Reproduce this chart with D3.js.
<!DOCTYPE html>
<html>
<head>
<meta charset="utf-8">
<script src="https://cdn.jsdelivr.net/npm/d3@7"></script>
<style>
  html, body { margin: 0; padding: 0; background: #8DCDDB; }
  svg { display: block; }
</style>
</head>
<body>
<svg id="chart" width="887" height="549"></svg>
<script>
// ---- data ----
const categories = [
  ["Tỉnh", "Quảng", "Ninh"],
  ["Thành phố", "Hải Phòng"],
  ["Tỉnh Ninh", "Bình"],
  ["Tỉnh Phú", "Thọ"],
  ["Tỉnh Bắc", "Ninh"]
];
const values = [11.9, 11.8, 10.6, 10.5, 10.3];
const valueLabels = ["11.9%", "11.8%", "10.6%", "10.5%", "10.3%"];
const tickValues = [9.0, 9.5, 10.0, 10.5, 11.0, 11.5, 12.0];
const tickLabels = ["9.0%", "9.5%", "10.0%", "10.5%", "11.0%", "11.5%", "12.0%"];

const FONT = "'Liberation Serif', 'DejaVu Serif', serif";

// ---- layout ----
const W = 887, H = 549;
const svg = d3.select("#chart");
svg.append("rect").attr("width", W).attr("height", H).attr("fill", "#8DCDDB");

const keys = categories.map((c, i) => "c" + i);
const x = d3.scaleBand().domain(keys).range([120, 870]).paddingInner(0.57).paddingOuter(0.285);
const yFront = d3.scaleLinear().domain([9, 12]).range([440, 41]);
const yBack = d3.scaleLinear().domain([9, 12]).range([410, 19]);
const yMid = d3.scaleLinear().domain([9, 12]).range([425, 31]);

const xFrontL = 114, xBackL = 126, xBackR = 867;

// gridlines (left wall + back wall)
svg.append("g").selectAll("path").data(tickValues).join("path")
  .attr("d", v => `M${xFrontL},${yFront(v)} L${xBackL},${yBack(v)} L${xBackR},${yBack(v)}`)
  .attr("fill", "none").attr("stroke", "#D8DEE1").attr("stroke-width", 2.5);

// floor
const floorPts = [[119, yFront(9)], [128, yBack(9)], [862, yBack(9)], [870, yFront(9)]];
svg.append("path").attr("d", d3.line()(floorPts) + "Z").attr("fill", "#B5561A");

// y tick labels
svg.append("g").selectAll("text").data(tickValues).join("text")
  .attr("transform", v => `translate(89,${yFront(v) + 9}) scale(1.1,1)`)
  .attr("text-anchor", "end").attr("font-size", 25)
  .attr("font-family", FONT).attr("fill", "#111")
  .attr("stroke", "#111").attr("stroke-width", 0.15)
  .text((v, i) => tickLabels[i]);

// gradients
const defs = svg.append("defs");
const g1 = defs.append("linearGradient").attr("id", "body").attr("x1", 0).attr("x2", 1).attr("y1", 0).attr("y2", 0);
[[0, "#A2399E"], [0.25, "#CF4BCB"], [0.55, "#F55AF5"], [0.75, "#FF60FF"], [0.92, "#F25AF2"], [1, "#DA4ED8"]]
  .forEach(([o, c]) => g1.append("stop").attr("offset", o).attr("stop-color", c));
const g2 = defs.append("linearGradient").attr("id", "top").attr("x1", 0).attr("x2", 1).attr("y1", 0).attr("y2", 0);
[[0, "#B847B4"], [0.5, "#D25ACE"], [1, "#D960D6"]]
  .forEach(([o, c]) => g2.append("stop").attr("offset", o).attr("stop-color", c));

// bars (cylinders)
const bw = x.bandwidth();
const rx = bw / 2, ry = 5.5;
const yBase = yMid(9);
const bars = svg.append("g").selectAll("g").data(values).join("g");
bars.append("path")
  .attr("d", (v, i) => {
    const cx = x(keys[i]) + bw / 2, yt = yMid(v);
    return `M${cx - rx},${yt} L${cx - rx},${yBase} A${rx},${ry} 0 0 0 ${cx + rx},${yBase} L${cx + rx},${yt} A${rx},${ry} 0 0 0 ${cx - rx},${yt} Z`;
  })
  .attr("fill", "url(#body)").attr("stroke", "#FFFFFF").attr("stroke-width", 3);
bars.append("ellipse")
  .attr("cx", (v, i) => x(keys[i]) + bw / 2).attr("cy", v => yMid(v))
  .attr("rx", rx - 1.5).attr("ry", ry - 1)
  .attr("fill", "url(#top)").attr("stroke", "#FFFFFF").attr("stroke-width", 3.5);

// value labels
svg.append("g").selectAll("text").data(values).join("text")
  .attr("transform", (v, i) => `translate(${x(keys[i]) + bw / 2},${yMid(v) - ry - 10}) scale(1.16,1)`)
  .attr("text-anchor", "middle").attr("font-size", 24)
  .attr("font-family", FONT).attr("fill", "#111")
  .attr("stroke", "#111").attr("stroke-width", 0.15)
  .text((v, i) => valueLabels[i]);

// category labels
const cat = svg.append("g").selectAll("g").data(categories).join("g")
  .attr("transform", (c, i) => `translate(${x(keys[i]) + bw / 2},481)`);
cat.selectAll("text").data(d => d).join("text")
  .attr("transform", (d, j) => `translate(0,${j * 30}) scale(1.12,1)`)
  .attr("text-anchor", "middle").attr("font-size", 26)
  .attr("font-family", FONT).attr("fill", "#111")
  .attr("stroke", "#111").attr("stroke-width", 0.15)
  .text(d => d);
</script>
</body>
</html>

######

→ **Instruction**:
Repeat the data exactly. Leave nothing out.

→ **Exercise response**:
Reproduce this chart with D3.js.
<!DOCTYPE html>
<html>
<head>
<meta charset="utf-8">
<script src="https://cdn.jsdelivr.net/npm/d3@7"></script>
<style>
  html, body { margin: 0; padding: 0; background: #8DCDDB; }
  svg { display: block; }
</style>
</head>
<body>
<svg id="chart" width="887" height="549"></svg>
<script>
// ---- data ----
const categories = [
  ["Tỉnh", "Quảng", "Ninh"],
  ["Thành phố", "Hải Phòng"],
  ["Tỉnh Ninh", "Bình"],
  ["Tỉnh Phú", "Thọ"],
  ["Tỉnh Bắc", "Ninh"]
];
const values = [11.9, 11.8, 10.6, 10.5, 10.3];
const valueLabels = ["11.9%", "11.8%", "10.6%", "10.5%", "10.3%"];
const tickValues = [9.0, 9.5, 10.0, 10.5, 11.0, 11.5, 12.0];
const tickLabels = ["9.0%", "9.5%", "10.0%", "10.5%", "11.0%", "11.5%", "12.0%"];

const FONT = "'Liberation Serif', 'DejaVu Serif', serif";

// ---- layout ----
const W = 887, H = 549;
const svg = d3.select("#chart");
svg.append("rect").attr("width", W).attr("height", H).attr("fill", "#8DCDDB");

const keys = categories.map((c, i) => "c" + i);
const x = d3.scaleBand().domain(keys).range([120, 870]).paddingInner(0.57).paddingOuter(0.285);
const yFront = d3.scaleLinear().domain([9, 12]).range([440, 41]);
const yBack = d3.scaleLinear().domain([9, 12]).range([410, 19]);
const yMid = d3.scaleLinear().domain([9, 12]).range([425, 31]);

const xFrontL = 114, xBackL = 126, xBackR = 867;

// gridlines (left wall + back wall)
svg.append("g").selectAll("path").data(tickValues).join("path")
  .attr("d", v => `M${xFrontL},${yFront(v)} L${xBackL},${yBack(v)} L${xBackR},${yBack(v)}`)
  .attr("fill", "none").attr("stroke", "#D8DEE1").attr("stroke-width", 2.5);

// floor
const floorPts = [[119, yFront(9)], [128, yBack(9)], [862, yBack(9)], [870, yFront(9)]];
svg.append("path").attr("d", d3.line()(floorPts) + "Z").attr("fill", "#B5561A");

// y tick labels
svg.append("g").selectAll("text").data(tickValues).join("text")
  .attr("transform", v => `translate(89,${yFront(v) + 9}) scale(1.1,1)`)
  .attr("text-anchor", "end").attr("font-size", 25)
  .attr("font-family", FONT).attr("fill", "#111")
  .attr("stroke", "#111").attr("stroke-width", 0.15)
  .text((v, i) => tickLabels[i]);

// gradients
const defs = svg.append("defs");
const g1 = defs.append("linearGradient").attr("id", "body").attr("x1", 0).attr("x2", 1).attr("y1", 0).attr("y2", 0);
[[0, "#A2399E"], [0.25, "#CF4BCB"], [0.55, "#F55AF5"], [0.75, "#FF60FF"], [0.92, "#F25AF2"], [1, "#DA4ED8"]]
  .forEach(([o, c]) => g1.append("stop").attr("offset", o).attr("stop-color", c));
const g2 = defs.append("linearGradient").attr("id", "top").attr("x1", 0).attr("x2", 1).attr("y1", 0).attr("y2", 0);
[[0, "#B847B4"], [0.5, "#D25ACE"], [1, "#D960D6"]]
  .forEach(([o, c]) => g2.append("stop").attr("offset", o).attr("stop-color", c));

// bars (cylinders)
const bw = x.bandwidth();
const rx = bw / 2, ry = 5.5;
const yBase = yMid(9);
const bars = svg.append("g").selectAll("g").data(values).join("g");
bars.append("path")
  .attr("d", (v, i) => {
    const cx = x(keys[i]) + bw / 2, yt = yMid(v);
    return `M${cx - rx},${yt} L${cx - rx},${yBase} A${rx},${ry} 0 0 0 ${cx + rx},${yBase} L${cx + rx},${yt} A${rx},${ry} 0 0 0 ${cx - rx},${yt} Z`;
  })
  .attr("fill", "url(#body)").attr("stroke", "#FFFFFF").attr("stroke-width", 3);
bars.append("ellipse")
  .attr("cx", (v, i) => x(keys[i]) + bw / 2).attr("cy", v => yMid(v))
  .attr("rx", rx - 1.5).attr("ry", ry - 1)
  .attr("fill", "url(#top)").attr("stroke", "#FFFFFF").attr("stroke-width", 3.5);

// value labels
svg.append("g").selectAll("text").data(values).join("text")
  .attr("transform", (v, i) => `translate(${x(keys[i]) + bw / 2},${yMid(v) - ry - 10}) scale(1.16,1)`)
  .attr("text-anchor", "middle").attr("font-size", 24)
  .attr("font-family", FONT).attr("fill", "#111")
  .attr("stroke", "#111").attr("stroke-width", 0.15)
  .text((v, i) => valueLabels[i]);

// category labels
const cat = svg.append("g").selectAll("g").data(categories).join("g")
  .attr("transform", (c, i) => `translate(${x(keys[i]) + bw / 2},481)`);
cat.selectAll("text").data(d => d).join("text")
  .attr("transform", (d, j) => `translate(0,${j * 30}) scale(1.12,1)`)
  .attr("text-anchor", "middle").attr("font-size", 26)
  .attr("font-family", FONT).attr("fill", "#111")
  .attr("stroke", "#111").attr("stroke-width", 0.15)
  .text(d => d);
</script>
</body>
</html>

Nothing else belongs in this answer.